## WORK TO DO
Return exactly and only these lines: the first of the listing through the one containing "8.92, 9.06, 9.21]".

──────

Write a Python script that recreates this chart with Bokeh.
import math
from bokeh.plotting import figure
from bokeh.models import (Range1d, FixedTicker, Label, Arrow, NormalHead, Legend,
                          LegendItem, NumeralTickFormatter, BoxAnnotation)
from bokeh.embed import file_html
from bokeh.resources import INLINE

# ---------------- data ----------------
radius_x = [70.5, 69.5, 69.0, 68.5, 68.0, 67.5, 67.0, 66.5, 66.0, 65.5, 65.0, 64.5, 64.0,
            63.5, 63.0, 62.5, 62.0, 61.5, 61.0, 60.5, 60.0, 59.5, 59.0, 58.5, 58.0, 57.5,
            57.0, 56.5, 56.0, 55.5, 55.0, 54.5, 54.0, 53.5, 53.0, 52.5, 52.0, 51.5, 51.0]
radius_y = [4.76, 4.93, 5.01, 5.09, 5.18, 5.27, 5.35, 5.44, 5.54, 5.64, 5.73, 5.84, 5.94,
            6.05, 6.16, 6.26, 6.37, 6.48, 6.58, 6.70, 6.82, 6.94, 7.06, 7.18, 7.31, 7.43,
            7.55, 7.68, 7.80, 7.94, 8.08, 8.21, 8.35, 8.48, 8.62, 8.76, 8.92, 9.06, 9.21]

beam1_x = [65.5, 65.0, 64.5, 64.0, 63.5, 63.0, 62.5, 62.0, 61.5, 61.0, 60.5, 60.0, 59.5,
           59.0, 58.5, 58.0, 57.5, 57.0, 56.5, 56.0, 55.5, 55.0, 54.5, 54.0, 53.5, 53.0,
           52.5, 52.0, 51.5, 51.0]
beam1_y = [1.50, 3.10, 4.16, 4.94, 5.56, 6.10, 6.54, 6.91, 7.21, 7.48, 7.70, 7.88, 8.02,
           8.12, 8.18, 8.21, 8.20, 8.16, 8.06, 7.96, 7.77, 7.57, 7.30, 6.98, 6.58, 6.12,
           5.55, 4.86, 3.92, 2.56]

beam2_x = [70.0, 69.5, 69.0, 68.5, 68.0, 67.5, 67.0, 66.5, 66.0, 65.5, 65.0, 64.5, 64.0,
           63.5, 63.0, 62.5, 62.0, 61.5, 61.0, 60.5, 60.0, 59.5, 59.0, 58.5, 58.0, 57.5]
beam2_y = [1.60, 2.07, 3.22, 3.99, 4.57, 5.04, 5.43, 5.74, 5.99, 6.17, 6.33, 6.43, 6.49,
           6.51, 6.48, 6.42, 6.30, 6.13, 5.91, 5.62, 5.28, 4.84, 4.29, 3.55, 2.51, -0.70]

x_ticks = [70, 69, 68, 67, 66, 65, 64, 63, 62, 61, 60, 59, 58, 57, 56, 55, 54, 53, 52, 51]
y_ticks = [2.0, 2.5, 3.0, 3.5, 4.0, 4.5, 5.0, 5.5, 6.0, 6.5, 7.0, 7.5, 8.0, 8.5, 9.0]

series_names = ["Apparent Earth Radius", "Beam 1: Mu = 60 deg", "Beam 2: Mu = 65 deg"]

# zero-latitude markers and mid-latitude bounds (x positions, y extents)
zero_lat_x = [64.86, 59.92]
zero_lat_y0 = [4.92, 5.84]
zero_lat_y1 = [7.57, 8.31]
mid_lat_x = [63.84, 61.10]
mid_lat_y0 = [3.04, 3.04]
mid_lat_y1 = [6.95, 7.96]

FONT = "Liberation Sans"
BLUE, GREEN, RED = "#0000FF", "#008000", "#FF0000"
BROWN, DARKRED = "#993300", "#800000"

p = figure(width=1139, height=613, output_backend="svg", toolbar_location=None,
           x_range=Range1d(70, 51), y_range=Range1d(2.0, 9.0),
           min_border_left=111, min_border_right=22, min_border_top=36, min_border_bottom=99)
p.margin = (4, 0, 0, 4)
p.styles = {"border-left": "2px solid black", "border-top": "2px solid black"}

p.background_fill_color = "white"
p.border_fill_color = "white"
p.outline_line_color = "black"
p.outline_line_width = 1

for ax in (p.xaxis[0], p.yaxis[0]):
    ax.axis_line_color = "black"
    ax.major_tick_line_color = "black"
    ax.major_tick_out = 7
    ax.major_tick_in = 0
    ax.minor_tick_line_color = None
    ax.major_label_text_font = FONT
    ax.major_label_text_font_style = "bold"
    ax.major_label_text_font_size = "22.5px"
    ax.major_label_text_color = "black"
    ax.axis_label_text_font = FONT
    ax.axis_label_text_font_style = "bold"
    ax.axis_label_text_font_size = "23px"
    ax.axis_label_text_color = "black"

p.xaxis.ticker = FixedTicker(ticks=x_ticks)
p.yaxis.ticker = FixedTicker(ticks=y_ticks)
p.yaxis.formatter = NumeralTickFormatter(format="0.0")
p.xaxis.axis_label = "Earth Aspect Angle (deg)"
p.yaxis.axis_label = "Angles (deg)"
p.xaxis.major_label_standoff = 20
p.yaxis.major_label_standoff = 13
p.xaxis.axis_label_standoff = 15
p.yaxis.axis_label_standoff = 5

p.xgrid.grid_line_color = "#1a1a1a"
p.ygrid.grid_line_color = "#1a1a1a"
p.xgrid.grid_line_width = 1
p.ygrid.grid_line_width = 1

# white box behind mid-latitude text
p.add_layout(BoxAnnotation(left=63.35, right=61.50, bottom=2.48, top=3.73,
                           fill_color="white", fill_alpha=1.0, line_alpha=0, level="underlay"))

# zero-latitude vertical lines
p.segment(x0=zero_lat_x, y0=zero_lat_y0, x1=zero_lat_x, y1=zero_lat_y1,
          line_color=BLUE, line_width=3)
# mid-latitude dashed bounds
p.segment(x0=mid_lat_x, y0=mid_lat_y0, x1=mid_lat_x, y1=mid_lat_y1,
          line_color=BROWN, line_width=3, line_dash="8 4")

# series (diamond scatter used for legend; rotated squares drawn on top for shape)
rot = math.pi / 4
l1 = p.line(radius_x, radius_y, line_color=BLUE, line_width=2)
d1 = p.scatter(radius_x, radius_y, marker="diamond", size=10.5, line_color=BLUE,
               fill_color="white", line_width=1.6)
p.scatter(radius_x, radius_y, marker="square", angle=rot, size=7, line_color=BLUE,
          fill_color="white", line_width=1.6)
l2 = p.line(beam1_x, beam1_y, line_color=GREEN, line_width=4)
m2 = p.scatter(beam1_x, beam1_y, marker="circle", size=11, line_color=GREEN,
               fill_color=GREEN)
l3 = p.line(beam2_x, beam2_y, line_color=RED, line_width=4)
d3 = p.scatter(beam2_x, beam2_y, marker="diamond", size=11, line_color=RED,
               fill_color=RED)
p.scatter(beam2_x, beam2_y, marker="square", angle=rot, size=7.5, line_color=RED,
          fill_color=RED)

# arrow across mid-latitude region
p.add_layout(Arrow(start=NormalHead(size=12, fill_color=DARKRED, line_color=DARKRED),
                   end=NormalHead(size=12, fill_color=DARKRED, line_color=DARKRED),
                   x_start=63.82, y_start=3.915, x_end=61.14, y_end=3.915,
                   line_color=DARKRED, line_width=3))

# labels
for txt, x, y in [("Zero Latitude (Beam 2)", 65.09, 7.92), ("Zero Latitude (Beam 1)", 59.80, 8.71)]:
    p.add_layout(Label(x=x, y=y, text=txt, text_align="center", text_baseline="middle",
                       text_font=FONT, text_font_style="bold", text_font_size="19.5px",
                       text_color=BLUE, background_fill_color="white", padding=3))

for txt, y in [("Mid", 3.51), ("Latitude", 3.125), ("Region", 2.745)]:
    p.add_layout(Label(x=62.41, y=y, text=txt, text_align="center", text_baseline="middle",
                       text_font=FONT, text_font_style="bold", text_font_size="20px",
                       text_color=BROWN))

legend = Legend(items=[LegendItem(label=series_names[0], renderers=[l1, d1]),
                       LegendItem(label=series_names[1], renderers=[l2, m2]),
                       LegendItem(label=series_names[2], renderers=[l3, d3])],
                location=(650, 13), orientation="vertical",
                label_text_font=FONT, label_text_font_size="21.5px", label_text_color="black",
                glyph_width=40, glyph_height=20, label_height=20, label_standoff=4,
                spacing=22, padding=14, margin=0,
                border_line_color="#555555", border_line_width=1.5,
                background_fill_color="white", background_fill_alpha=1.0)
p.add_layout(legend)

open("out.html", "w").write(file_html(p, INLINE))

──────

## THE COMPLETED TASK
Write a Python script that recreates this chart with Bokeh.
import math
from bokeh.plotting import figure
from bokeh.models import (Range1d, FixedTicker, Label, Arrow, NormalHead, Legend,
                          LegendItem, NumeralTickFormatter, BoxAnnotation)
from bokeh.embed import file_html
from bokeh.resources import INLINE

# ---------------- data ----------------
radius_x = [70.5, 69.5, 69.0, 68.5, 68.0, 67.5, 67.0, 66.5, 66.0, 65.5, 65.0, 64.5, 64.0,
            63.5, 63.0, 62.5, 62.0, 61.5, 61.0, 60.5, 60.0, 59.5, 59.0, 58.5, 58.0, 57.5,
            57.0, 56.5, 56.0, 55.5, 55.0, 54.5, 54.0, 53.5, 53.0, 52.5, 52.0, 51.5, 51.0]
radius_y = [4.76, 4.93, 5.01, 5.09, 5.18, 5.27, 5.35, 5.44, 5.54, 5.64, 5.73, 5.84, 5.94,
            6.05, 6.16, 6.26, 6.37, 6.48, 6.58, 6.70, 6.82, 6.94, 7.06, 7.18, 7.31, 7.43,
            7.55, 7.68, 7.80, 7.94, 8.08, 8.21, 8.35, 8.48, 8.62, 8.76, 8.92, 9.06, 9.21]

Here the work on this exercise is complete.